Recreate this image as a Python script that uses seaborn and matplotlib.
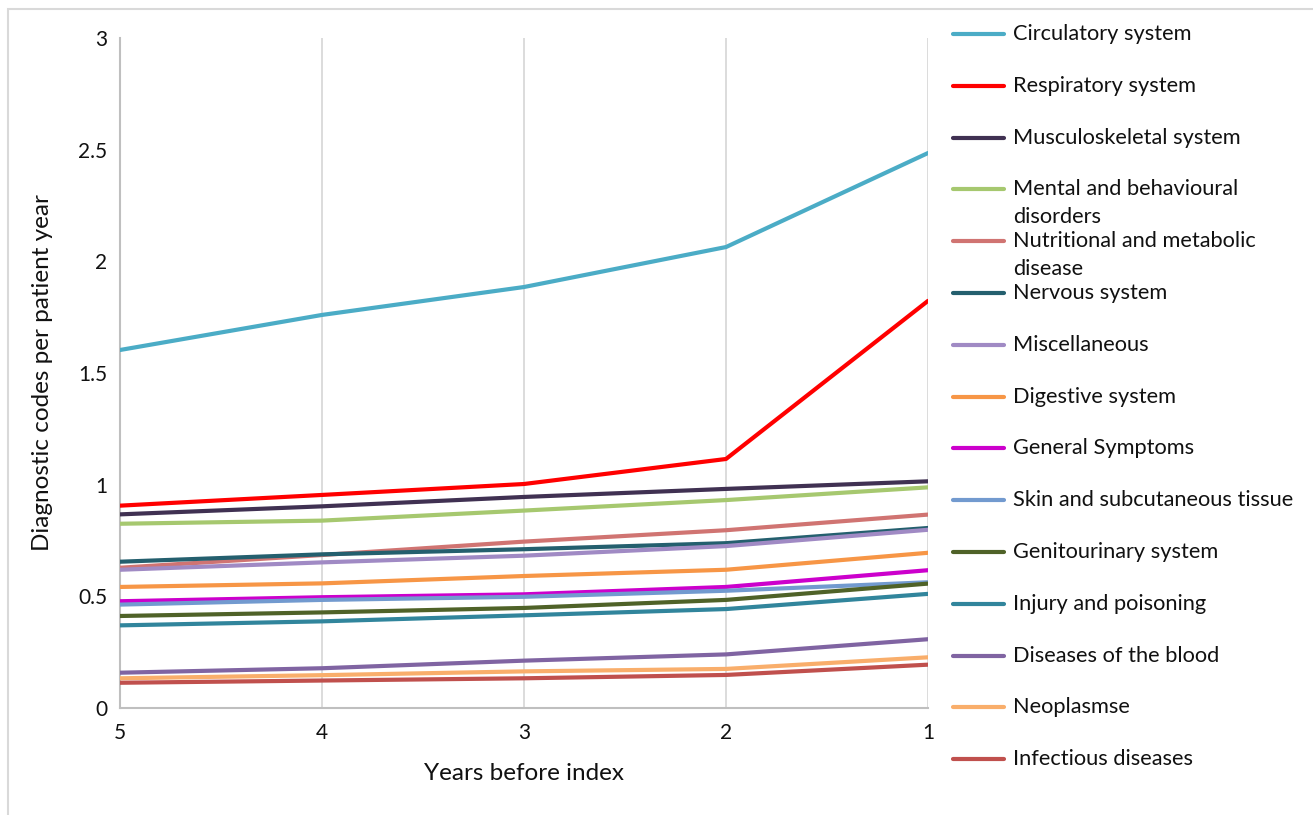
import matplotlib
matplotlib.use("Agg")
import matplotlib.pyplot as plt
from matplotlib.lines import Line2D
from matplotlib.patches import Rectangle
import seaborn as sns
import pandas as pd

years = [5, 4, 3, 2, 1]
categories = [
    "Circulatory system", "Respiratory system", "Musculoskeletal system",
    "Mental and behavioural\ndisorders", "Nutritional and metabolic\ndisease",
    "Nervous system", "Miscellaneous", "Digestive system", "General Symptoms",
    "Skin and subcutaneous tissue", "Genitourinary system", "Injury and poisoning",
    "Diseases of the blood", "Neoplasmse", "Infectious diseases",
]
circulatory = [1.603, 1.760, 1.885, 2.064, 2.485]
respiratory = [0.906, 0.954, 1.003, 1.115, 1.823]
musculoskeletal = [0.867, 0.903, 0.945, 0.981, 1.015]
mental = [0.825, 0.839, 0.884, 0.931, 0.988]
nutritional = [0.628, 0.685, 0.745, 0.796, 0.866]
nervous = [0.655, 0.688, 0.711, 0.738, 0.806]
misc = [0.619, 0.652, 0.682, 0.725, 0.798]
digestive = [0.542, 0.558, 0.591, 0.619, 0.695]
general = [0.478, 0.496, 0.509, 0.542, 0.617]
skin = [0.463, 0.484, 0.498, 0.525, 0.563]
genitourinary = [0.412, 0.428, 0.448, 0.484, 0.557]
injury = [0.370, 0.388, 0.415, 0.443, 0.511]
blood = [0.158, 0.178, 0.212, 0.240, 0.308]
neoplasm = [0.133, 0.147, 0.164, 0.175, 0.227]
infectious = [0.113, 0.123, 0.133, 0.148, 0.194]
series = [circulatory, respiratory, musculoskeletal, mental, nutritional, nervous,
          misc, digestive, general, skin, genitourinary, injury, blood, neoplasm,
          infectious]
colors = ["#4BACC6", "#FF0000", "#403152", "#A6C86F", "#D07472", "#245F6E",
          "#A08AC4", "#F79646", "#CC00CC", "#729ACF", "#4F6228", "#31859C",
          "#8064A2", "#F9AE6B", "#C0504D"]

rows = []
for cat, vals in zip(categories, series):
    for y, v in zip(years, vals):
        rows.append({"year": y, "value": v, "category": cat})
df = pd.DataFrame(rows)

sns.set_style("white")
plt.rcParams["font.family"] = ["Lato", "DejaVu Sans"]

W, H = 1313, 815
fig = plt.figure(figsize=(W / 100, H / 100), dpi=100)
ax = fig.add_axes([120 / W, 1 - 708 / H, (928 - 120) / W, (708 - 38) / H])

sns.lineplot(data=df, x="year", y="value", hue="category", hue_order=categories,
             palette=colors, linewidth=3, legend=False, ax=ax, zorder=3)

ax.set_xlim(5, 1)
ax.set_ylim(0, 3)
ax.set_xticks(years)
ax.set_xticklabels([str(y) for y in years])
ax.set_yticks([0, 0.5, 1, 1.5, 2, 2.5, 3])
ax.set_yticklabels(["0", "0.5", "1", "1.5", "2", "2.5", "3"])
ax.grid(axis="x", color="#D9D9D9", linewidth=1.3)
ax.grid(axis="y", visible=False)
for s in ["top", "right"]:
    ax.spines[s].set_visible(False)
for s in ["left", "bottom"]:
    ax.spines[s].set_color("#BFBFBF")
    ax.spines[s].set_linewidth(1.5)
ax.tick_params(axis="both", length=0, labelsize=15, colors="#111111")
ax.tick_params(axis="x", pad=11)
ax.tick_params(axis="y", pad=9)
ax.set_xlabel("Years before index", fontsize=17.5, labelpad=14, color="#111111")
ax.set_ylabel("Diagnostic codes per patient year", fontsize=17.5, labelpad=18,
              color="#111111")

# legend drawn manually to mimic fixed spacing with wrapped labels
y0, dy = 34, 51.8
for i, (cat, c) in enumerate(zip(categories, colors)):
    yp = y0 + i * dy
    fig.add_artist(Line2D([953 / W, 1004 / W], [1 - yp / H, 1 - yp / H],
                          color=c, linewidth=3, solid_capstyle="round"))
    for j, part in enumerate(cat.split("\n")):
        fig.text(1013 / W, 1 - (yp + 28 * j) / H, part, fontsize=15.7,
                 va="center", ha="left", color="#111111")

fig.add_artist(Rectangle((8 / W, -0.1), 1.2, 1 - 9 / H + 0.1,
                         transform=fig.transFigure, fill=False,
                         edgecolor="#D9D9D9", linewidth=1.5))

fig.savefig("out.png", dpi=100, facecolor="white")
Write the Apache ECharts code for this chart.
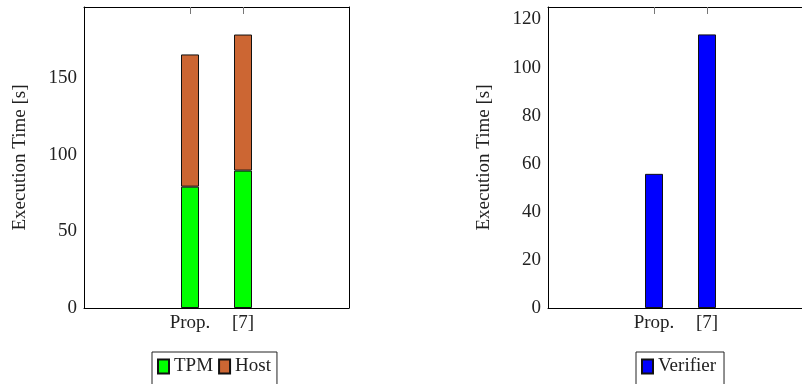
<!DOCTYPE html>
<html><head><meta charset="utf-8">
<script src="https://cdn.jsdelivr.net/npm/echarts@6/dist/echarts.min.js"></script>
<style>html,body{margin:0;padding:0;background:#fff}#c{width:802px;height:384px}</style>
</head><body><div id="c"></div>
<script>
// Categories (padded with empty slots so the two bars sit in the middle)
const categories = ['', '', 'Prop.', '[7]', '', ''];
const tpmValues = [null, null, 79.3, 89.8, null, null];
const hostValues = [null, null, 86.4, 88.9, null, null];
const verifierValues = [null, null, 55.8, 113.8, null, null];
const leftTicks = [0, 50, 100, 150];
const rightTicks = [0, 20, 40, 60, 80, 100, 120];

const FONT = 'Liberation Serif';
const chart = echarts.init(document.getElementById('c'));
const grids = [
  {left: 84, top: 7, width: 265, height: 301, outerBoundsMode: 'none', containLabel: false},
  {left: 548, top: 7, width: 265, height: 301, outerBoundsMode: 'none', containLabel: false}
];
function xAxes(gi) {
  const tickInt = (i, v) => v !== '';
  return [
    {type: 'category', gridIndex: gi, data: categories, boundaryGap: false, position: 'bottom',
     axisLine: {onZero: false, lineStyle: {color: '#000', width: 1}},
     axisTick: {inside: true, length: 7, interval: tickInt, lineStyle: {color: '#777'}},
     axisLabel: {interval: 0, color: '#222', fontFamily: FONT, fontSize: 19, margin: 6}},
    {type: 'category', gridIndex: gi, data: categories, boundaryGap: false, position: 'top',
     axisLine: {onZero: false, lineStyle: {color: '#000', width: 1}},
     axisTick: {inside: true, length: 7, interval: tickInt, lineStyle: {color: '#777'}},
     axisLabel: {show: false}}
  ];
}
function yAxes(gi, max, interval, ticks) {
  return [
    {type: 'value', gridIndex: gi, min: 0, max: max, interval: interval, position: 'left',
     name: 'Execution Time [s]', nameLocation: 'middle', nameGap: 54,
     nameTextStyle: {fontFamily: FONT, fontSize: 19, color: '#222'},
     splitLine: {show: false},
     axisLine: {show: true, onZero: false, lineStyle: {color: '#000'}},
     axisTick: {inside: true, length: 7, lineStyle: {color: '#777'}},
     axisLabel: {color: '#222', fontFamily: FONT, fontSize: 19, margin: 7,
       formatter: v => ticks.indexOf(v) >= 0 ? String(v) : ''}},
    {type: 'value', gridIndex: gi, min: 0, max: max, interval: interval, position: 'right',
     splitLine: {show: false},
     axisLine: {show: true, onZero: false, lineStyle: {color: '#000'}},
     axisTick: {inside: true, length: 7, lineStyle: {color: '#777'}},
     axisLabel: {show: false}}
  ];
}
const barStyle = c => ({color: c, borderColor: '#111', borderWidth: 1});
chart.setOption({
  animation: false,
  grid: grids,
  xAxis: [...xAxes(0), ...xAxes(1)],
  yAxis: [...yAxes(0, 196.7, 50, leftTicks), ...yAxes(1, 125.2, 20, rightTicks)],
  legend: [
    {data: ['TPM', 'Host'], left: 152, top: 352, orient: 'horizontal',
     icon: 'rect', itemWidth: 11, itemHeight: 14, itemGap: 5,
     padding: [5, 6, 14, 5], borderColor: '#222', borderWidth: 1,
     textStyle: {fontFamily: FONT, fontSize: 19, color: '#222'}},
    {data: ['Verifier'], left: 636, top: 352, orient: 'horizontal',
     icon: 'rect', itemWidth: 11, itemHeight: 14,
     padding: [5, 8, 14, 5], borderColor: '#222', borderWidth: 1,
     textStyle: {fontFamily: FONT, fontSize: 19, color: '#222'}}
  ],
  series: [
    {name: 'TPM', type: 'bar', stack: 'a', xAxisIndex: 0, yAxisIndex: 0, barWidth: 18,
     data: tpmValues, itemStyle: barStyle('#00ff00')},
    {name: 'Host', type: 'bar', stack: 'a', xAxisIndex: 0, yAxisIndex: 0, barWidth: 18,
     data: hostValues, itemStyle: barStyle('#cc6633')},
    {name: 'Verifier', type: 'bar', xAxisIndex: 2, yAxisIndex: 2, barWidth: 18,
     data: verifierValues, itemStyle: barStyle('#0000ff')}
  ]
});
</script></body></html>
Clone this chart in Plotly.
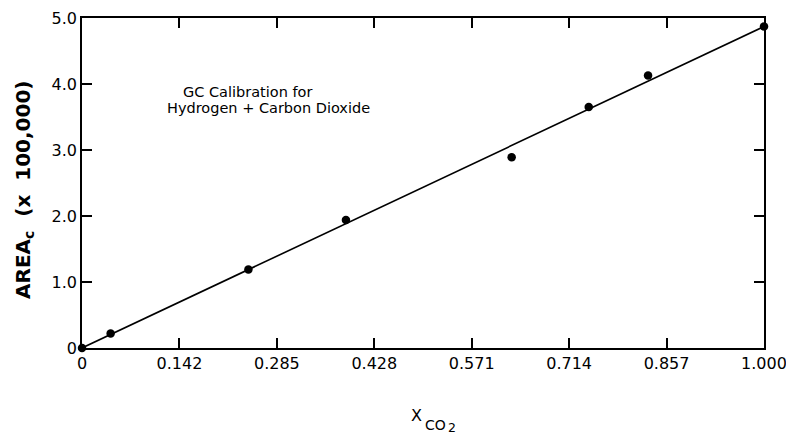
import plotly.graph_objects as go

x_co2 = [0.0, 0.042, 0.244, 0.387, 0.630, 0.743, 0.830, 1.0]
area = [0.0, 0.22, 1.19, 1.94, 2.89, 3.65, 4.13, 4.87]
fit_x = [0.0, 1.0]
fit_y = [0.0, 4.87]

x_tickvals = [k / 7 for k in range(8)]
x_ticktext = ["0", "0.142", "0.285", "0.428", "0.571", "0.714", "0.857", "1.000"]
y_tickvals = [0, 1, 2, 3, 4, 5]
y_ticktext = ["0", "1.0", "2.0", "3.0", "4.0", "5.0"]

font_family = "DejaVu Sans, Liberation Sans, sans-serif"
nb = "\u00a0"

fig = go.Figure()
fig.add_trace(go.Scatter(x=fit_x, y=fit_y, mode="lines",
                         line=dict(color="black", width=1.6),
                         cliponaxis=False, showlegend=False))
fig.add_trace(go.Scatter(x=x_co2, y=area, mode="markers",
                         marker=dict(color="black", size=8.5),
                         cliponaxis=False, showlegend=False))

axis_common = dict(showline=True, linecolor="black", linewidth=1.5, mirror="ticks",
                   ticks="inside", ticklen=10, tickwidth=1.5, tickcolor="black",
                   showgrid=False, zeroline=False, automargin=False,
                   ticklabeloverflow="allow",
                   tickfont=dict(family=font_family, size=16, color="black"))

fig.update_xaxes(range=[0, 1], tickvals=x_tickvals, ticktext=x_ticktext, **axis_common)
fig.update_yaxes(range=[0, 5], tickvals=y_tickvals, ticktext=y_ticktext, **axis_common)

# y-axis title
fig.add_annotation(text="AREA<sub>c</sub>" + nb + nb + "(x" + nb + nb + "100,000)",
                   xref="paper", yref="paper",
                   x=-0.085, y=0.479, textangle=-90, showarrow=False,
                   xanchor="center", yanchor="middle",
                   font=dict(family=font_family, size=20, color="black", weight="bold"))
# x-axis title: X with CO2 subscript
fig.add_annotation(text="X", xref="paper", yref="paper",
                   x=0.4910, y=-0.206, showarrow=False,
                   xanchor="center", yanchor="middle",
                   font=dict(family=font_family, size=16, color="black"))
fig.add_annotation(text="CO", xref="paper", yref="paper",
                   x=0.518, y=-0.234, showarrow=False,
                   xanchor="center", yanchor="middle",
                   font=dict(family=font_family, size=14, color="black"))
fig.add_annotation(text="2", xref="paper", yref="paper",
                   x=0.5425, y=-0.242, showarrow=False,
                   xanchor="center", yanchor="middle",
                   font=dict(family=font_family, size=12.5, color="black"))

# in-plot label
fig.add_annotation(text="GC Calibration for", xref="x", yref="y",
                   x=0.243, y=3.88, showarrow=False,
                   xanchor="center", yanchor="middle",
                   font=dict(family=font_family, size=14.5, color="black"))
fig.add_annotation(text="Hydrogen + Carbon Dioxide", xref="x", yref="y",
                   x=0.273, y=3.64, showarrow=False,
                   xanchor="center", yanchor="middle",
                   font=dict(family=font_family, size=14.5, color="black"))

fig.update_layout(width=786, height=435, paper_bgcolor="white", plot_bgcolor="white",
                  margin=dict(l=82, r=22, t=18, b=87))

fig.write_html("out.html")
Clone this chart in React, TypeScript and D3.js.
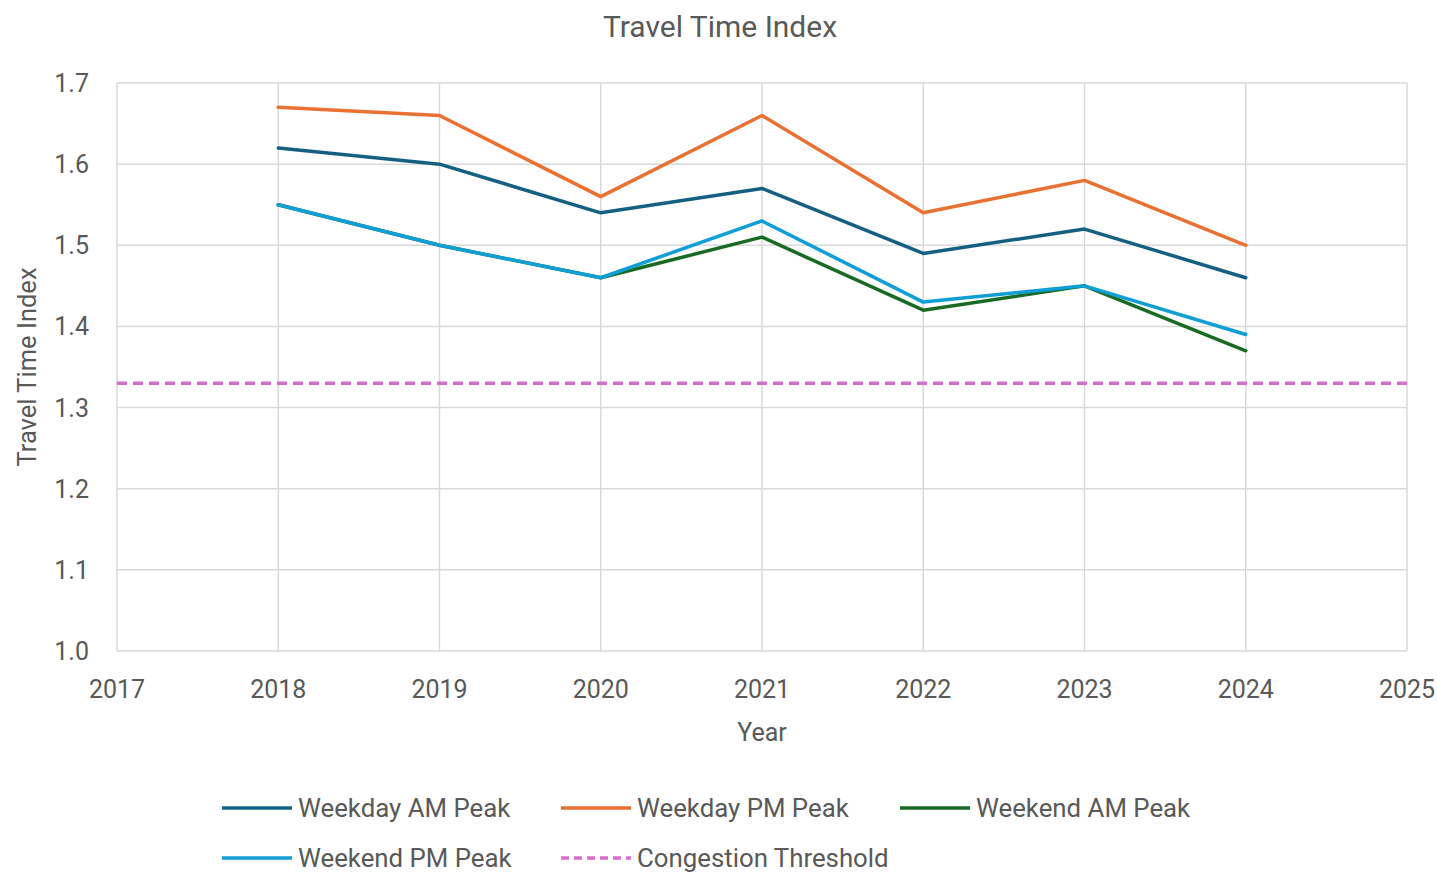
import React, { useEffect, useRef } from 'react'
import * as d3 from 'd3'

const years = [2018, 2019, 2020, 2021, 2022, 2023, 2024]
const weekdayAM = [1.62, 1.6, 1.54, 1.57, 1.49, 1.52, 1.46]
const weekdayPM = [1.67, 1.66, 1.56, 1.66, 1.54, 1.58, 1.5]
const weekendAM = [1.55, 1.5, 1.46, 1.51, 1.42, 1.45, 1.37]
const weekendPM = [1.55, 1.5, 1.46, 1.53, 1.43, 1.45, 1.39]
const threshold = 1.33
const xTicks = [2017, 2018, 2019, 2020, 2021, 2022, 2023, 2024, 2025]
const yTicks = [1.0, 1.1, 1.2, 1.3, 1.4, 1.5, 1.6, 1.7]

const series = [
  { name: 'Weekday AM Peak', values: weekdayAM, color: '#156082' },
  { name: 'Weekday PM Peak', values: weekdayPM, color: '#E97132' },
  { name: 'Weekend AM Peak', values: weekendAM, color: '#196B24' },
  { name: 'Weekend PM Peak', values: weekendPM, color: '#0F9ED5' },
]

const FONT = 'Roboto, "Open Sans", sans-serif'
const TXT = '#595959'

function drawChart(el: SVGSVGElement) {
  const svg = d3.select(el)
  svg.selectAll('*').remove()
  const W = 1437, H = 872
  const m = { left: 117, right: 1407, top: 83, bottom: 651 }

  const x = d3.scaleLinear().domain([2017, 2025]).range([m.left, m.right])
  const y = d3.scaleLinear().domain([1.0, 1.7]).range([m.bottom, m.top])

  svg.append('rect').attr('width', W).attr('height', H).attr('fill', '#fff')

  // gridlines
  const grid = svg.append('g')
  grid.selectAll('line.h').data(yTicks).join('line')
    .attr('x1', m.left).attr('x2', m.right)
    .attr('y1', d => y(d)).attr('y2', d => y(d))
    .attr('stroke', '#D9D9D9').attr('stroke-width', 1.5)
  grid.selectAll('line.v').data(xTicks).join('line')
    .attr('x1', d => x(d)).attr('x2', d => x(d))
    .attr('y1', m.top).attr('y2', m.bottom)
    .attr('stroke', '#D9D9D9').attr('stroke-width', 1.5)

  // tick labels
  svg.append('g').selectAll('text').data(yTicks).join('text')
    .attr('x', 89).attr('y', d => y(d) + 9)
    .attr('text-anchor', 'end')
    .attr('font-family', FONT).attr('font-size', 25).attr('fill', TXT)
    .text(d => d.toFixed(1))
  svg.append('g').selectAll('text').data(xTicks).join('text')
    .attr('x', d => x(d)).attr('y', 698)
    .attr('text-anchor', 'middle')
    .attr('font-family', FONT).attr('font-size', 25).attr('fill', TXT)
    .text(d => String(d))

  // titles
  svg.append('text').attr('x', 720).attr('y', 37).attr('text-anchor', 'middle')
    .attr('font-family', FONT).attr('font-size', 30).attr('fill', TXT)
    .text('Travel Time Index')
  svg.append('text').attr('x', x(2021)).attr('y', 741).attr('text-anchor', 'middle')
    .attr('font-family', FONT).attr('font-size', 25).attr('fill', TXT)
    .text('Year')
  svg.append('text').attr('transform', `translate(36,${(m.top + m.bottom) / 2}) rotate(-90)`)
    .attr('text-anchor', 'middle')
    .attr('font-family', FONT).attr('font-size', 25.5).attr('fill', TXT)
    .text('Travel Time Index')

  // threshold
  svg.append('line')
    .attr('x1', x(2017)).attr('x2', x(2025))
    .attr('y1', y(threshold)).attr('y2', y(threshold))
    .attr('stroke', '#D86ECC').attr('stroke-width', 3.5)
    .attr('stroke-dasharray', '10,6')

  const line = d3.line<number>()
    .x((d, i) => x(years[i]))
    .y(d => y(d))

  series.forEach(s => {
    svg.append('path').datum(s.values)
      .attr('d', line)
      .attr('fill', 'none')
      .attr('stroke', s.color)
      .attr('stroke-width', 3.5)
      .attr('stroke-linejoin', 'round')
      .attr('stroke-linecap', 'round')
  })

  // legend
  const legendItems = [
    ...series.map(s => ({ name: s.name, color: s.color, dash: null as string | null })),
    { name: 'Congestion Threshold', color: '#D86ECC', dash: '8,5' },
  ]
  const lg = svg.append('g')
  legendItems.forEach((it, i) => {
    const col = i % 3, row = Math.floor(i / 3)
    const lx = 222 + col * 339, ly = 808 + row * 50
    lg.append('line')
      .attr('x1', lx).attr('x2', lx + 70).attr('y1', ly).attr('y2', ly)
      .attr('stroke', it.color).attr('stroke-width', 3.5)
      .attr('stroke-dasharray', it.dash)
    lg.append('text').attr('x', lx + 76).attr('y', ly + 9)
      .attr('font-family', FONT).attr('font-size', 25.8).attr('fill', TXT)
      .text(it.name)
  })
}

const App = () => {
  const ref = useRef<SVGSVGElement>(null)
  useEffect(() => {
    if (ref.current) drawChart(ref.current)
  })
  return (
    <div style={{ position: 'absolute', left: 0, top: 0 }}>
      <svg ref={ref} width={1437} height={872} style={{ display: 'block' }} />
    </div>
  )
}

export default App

------

## Exercise objective
Leave out the pictures. Transcribe only the lines above, from the first through the one that contains "import pandas as pd".

## Response for this exercise
Recreate this image as a Python script that uses seaborn and matplotlib.
import matplotlib
matplotlib.use("Agg")
import matplotlib.pyplot as plt
from matplotlib.lines import Line2D
from matplotlib.patches import Rectangle
import seaborn as sns
import pandas as pd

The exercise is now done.